Dr. Ramirez was Venezuelan but had been raised in Massachusetts, in english, with his mother’s family. He wanted to find his hispanic heritage and therefore started with language, by taking a night school course. My father, chicano, taught him to speak, read, and write spanish, and Dr. Ramirez in turn coached my white mother through pregnancy with such revolutionary ideas as preparing juice and instant milk with fluoridated water from the drug store, so that I would have strong teeth. My birth was his first step in providing health care to spanish-speaking people in Bakersfield.

I told my mom, when we talked about the details of this, that he’d delivered the right kid. She hadn’t thought of it that way, but that has always been the struggle between us: she sees my hispanic heritage as novelty, not central to my soul. Our struggle crosses the bounds of generation, race, and geography.

My parents divorced 5 years after my birth and I was raised in New Jersey, in english, with my mom’s side of the family — not unlike Dr. Ramirez. Thousands of miles from me, my father was a champion of bilingual education, but at my school no one could pronounce my last name, not even my high school spanish teacher.

This is the Cliff Notes of my life, and there is a longer version but the soundtrack to my story is already composed and arrived in the mail on a CD last week. “By the Hand of the Father” is the music and selected stories from the theatre-work created by Alejandro Escovedo in collaboration with playwrights Theresa Chavez, Eric Gutierrez and Rose Portillo. The play and music explore the relationships between immigrant fathers and their children, but the CD could also be the sonic companion to my journey as a woman staking a claim where race and culture are defined — and undefined — by the migration of time, boundaries, and blood.

“By The Hand of the Father” is not just about the border, and I don’t mean any disservice by saying that, because the lyrics and imagery are tangible and fragrant, among the most exquisite poetry I have ever heard. “On the border of a new age, I have a foot in each century.
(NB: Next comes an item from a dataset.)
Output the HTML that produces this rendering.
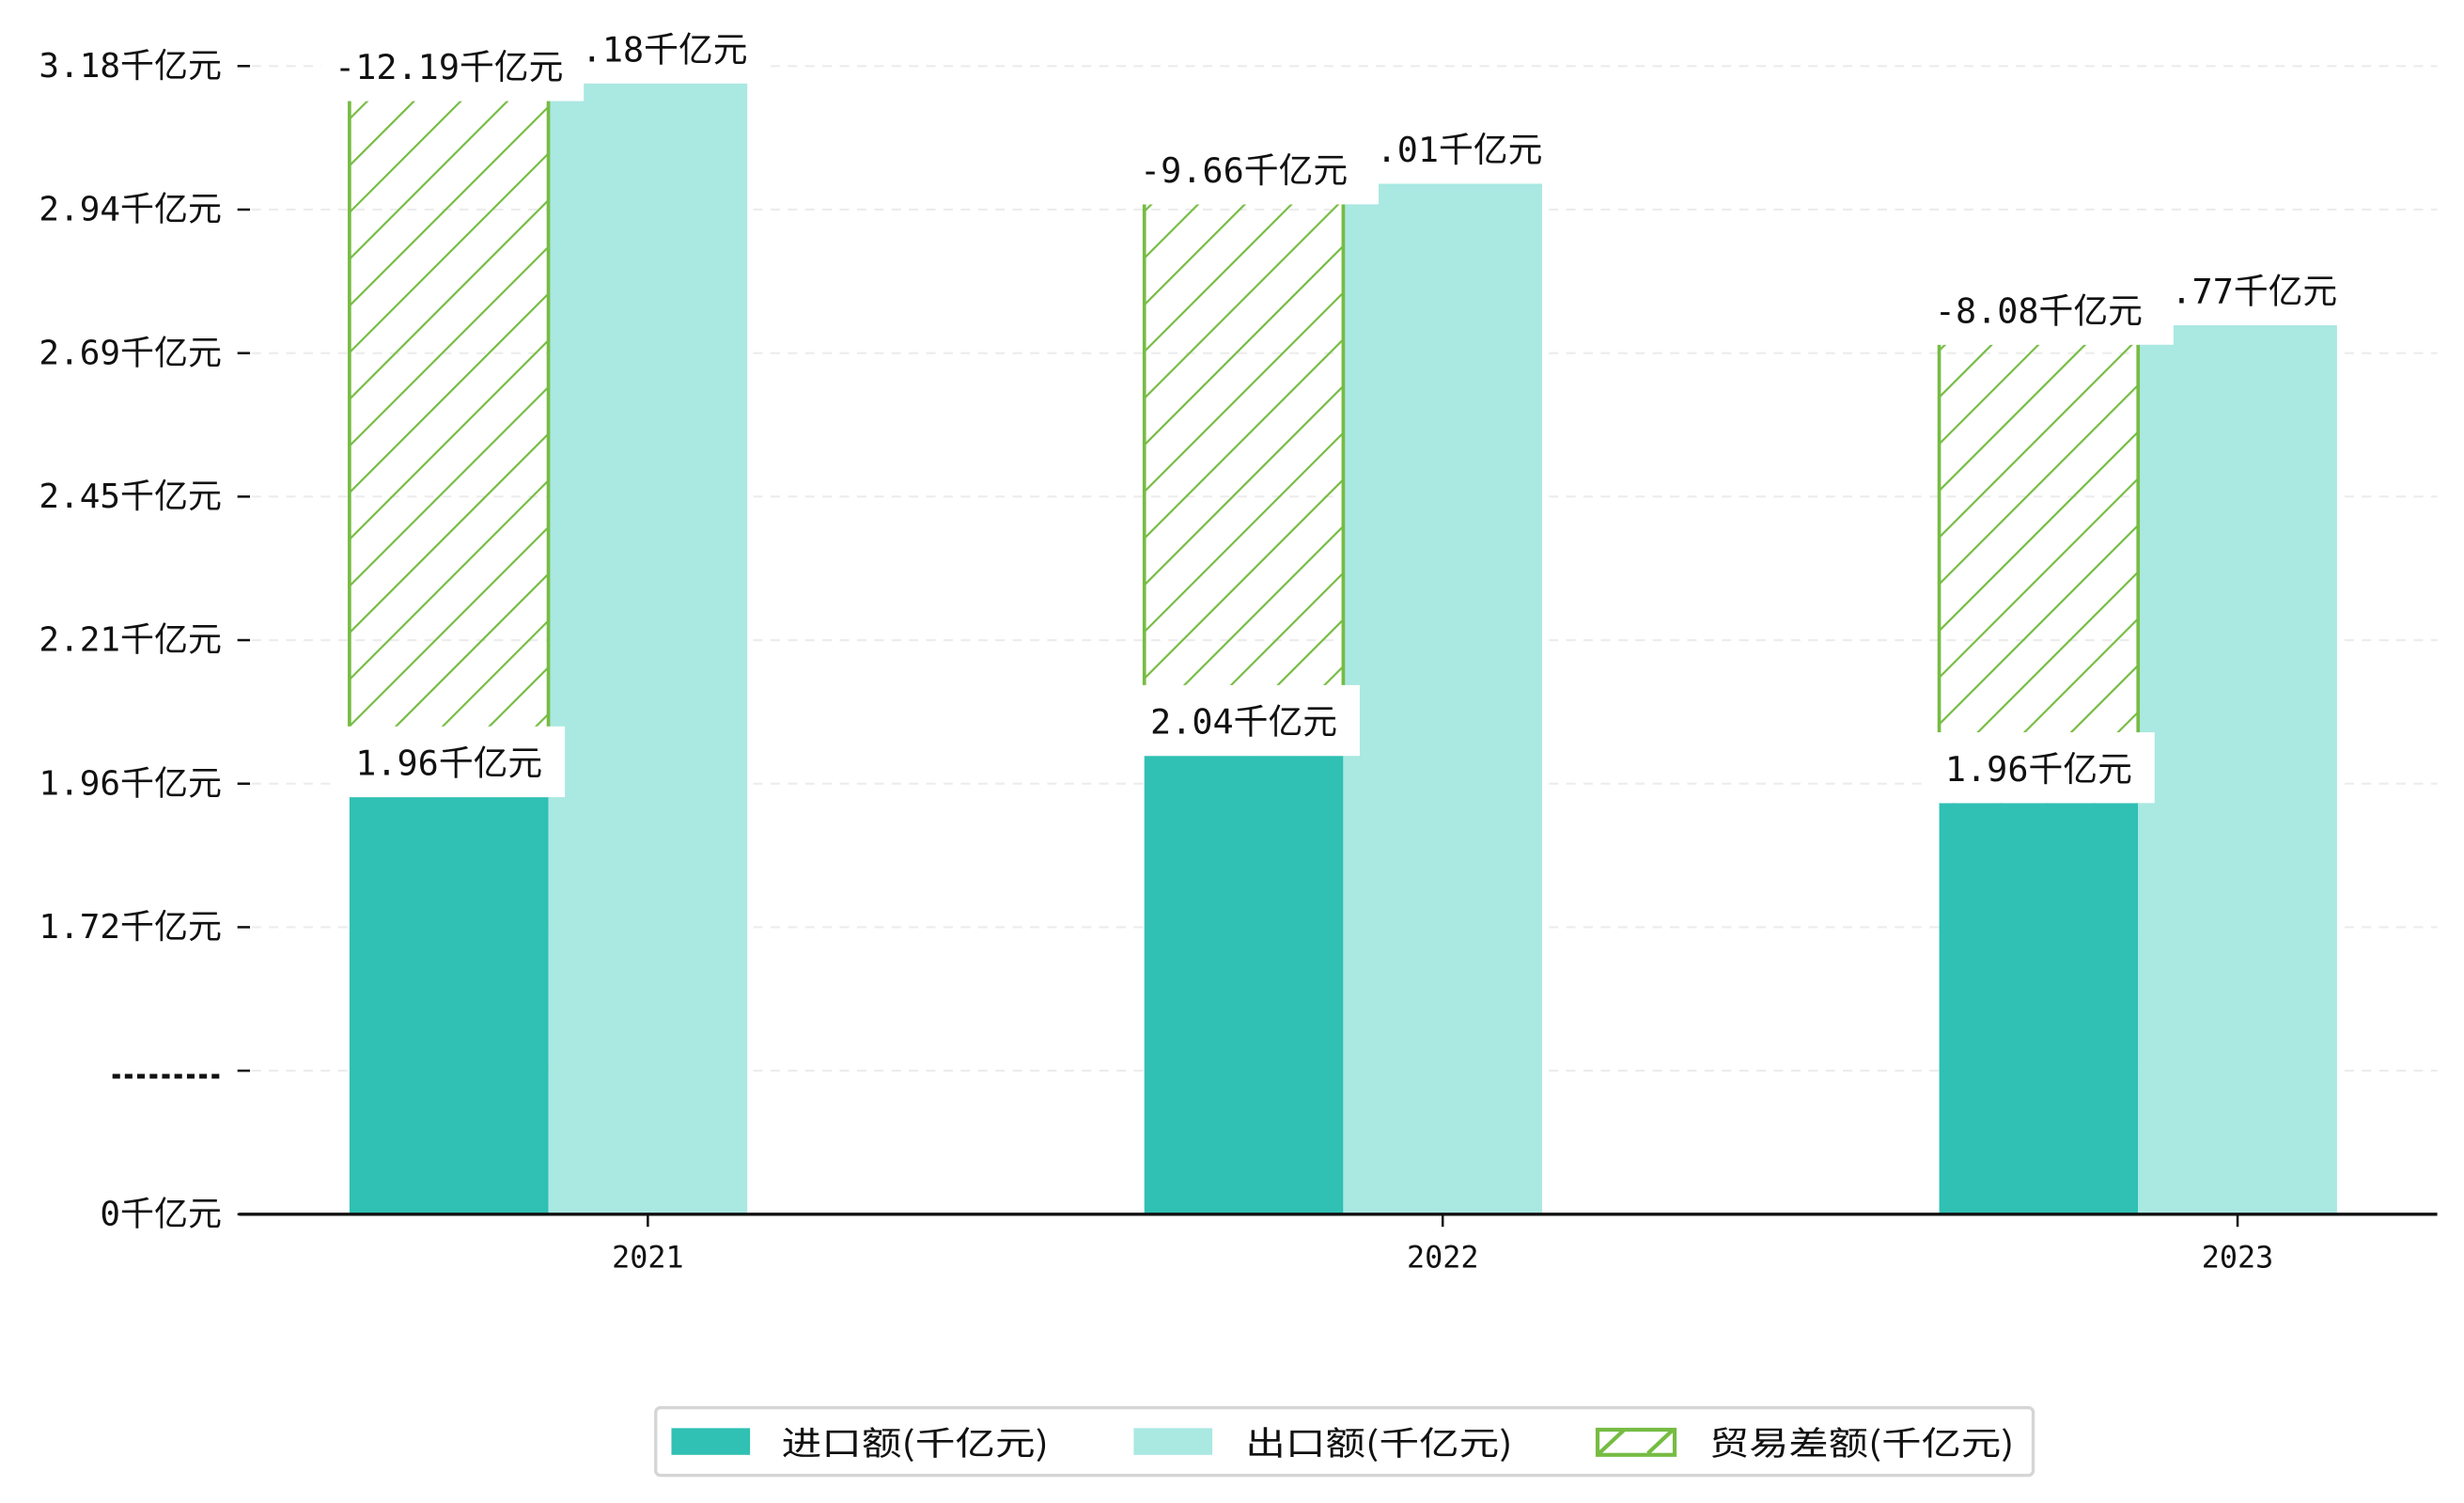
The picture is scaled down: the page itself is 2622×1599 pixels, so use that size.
<!DOCTYPE html>
<html><head><meta charset="utf-8">
<style>
html,body{margin:0;padding:0;background:#fff;}
svg{display:block;}
text{font-family:"DejaVu Sans Mono","Noto Sans CJK SC","WenQuanYi Zen Hei",monospace;fill:#111;}
.cjk{font-family:"Noto Sans CJK SC","WenQuanYi Zen Hei",sans-serif;}
</style></head>
<body>
<svg id="chart" width="2622" height="1599" viewBox="0 0 1567 955.6" preserveAspectRatio="none" xmlns="http://www.w3.org/2000/svg">
<defs>
<pattern id="hatch" patternUnits="userSpaceOnUse" width="21" height="21" patternTransform="rotate(45)">
<line x1="0" y1="0" x2="0" y2="21" stroke="#76bc43" stroke-width="2.6"/>
</pattern>
</defs>
<g id="grid"></g>
<g id="bars"></g>
<g id="labels"></g>
<g id="axes"></g>
<g id="legend">
<rect x="417" y="895" width="876" height="43" rx="3" fill="#fff" stroke="#d5d5d5" stroke-width="2"/>
<rect x="427" y="908" width="50" height="17" fill="#30c0b4"/>
<text class="cjk" x="497" y="925" font-size="21" textLength="170" lengthAdjust="spacingAndGlyphs">进口额(千亿元)</text>
<rect x="721" y="908" width="50" height="17" fill="#aae8e2"/>
<text class="cjk" x="792" y="925" font-size="21" textLength="170" lengthAdjust="spacingAndGlyphs">出口额(千亿元)</text>
<g>
<line x1="1017" y1="924" x2="1033" y2="909" stroke="#76bc43" stroke-width="2.5"/>
<line x1="1048" y1="924" x2="1064" y2="909" stroke="#76bc43" stroke-width="2.5"/>
<rect x="1016" y="909" width="49" height="16" fill="none" stroke="#76bc43" stroke-width="2.5"/>
</g>
<text class="cjk" x="1087" y="925" font-size="21" textLength="194" lengthAdjust="spacingAndGlyphs">贸易差额(千亿元)</text>
</g>
</svg>
<script>
const categories = ["2021","2022","2023"];
const importValues = [1.94, 2.01, 1.93];
const exportValues = [3.15, 2.98, 2.74];
const balanceValues = [1.18, 0.935, 0.777];
const importLabels = ["1.96千亿元","2.04千亿元","1.96千亿元"];
const exportLabels = ["3.18千亿元","3.01千亿元","2.77千亿元"];
const balanceLabels = ["-12.19千亿元","-9.66千亿元","-8.08千亿元"];
const tickLabels = ["0千亿元","………","1.72千亿元","1.96千亿元","2.21千亿元","2.45千亿元","2.69千亿元","2.94千亿元","3.18千亿元"];

const NS="http://www.w3.org/2000/svg";
function mk(tag, attrs, parent){const e=document.createElementNS(NS,tag);for(const k in attrs)e.setAttribute(k,attrs[k]);parent.appendChild(e);return e;}
const baseY=772, step=91.25, v0=1.233, vStep=0.2433;
function y(v){return baseY-(v-v0)/vStep*step;}
function h(v){return v/vStep*step;}
const centers=[412,918,1423], bw=126.5;
function cx(i){return centers[0]+i*(centers[2]-centers[0])/(categories.length-1);}

const grid=document.getElementById('grid'), bars=document.getElementById('bars'), labels=document.getElementById('labels'), axes=document.getElementById('axes');

tickLabels.forEach((t,k)=>{
  const ty=baseY-k*step;
  if(k>0){const g=mk('line',{x1:160,x2:1550,y1:ty,y2:ty,stroke:'#ececec','stroke-width':1.3,'stroke-dasharray':'6,5'},grid);
  
  }
  const tm=mk('line',{x1:151,x2:159,y1:ty,y2:ty,stroke:'#111','stroke-width':1.5},axes);
  
  
  const attrs={x:141,y:ty+7,'font-size':21.5,'text-anchor':'end'};
  if(/^…+$/.test(t)){attrs.x=70;attrs['text-anchor']='start';attrs.textLength=71;attrs.lengthAdjust='spacingAndGlyphs';attrs['font-size']=20;attrs.y=ty+5;}
  const tx=mk('text',attrs,axes);
  tx.textContent=t;
  
  
});

categories.forEach((c,i)=>{
  const c0=cx(i);
  const ix=c0-1.5*bw, ex=c0-0.5*bw;
  const ib=mk('rect',{x:ix,y:y(importValues[i]),width:bw,height:baseY-y(importValues[i]),fill:'#30c0b4'},bars);
  
  
  const eb=mk('rect',{x:ex,y:y(exportValues[i]),width:bw,height:baseY-y(exportValues[i]),fill:'#aae8e2'},bars);
  
  
  const top=y(importValues[i])-h(balanceValues[i]);
  const bb=mk('rect',{x:ix,y:top,width:bw,height:h(balanceValues[i]),fill:'url(#hatch)'},bars);
  
  
  const bl=mk('line',{x1:ix,x2:ix,y1:top,y2:y(importValues[i]),stroke:'#76bc43','stroke-width':2.2},bars);
  
  
  const br=mk('line',{x1:ix+bw,x2:ix+bw,y1:top,y2:y(importValues[i]),stroke:'#76bc43','stroke-width':2.2},bars);
  
  

  const ey=y(exportValues[i]);
  const eBox=mk('rect',{x:c0-62,y:ey-44,width:140,height:44,fill:'#fff'},labels);
  
  
  const et=mk('text',{x:c0+4,y:ey-14,'font-size':22,'text-anchor':'middle'},labels);
  et.textContent=exportLabels[i];
  
  
  const bBox=mk('rect',{x:ix-18,y:top-50,width:167,height:50,fill:'#fff'},labels);
  
  
  const bt=mk('text',{x:ix+bw/2,y:top-14,'font-size':22,'text-anchor':'middle'},labels);
  bt.textContent=balanceLabels[i];
  
  
  const iy=y(importValues[i]);
  const iBox=mk('rect',{x:ix-11,y:iy-45,width:148,height:45,fill:'#fff'},labels);
  
  
  const it=mk('text',{x:ix+bw/2,y:iy-14,'font-size':22,'text-anchor':'middle'},labels);
  it.textContent=importLabels[i];
  
  

  const xt=mk('line',{x1:c0,x2:c0,y1:baseY,y2:baseY+8,stroke:'#111','stroke-width':1.5},axes);
  
  
  const xl=mk('text',{x:c0,y:806,'font-size':19,'text-anchor':'middle'},axes);
  xl.textContent=c;
  
  
});
const ax=mk('line',{x1:152,x2:1550,y1:baseY,y2:baseY,stroke:'#111','stroke-width':2},axes);


</script>
</body></html>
But when time was measured differently and borders had another meaning, my father had a foot in each country, where the mud on each boot caked the same and the dirt sifted the same through each hand and the earth had but one scent.” This is the music of contradiction and resolve, of carrying twice the story instead of clutching a history half-lost. It is a landscape populated by guitars and fathers who bury their sons; by violins and lovers swept up in Italian waltzes at the Aragon ballroom; by the mourning of a cello as a daughter wonders what makes her father’s hand suddenly strike… it is the man who cries after a lifetime of marriage that he wasn’t a saint but he stayed. These are the songs of defending your identity, even to your own parents. I am not the first child in my father’s family brought into the world in spanish, more likely I was the last; nor am I the first of a wave of Mexican-Americans: my father’s family has lived in the same area of the west where it is the nation’s border that has migrated, not just the people. Mom bristles when I remind her that though her side of the family settled New England, dad’s side was here first. When my great-great-grandfather traveled west to find gold, he cut through my other great-great-grandfather’s sheep pasture and silver mine to get there.

“We met at a point in space and passed off a genetic code, a hand to hand return to earth. Two separate bodies, two separate minds under one roof. And when you leave this earth we will return to that point for just a moment, our two bodies becoming one continuous line til we float away from each other, two bright signals across a bright universe transmitting a message in pure silence.”

My father died 15 years ago and it is too late to ask him questions I did not know to ask when I was young. He cannot tell me his stories one more time; it is up to me to remember them as best I can and pass them to the next generation in all of their pain and beauty, his cries of “my heaven, my blue-eyed heaven” when I took my first breath just part of a continuous line with whatever I say next.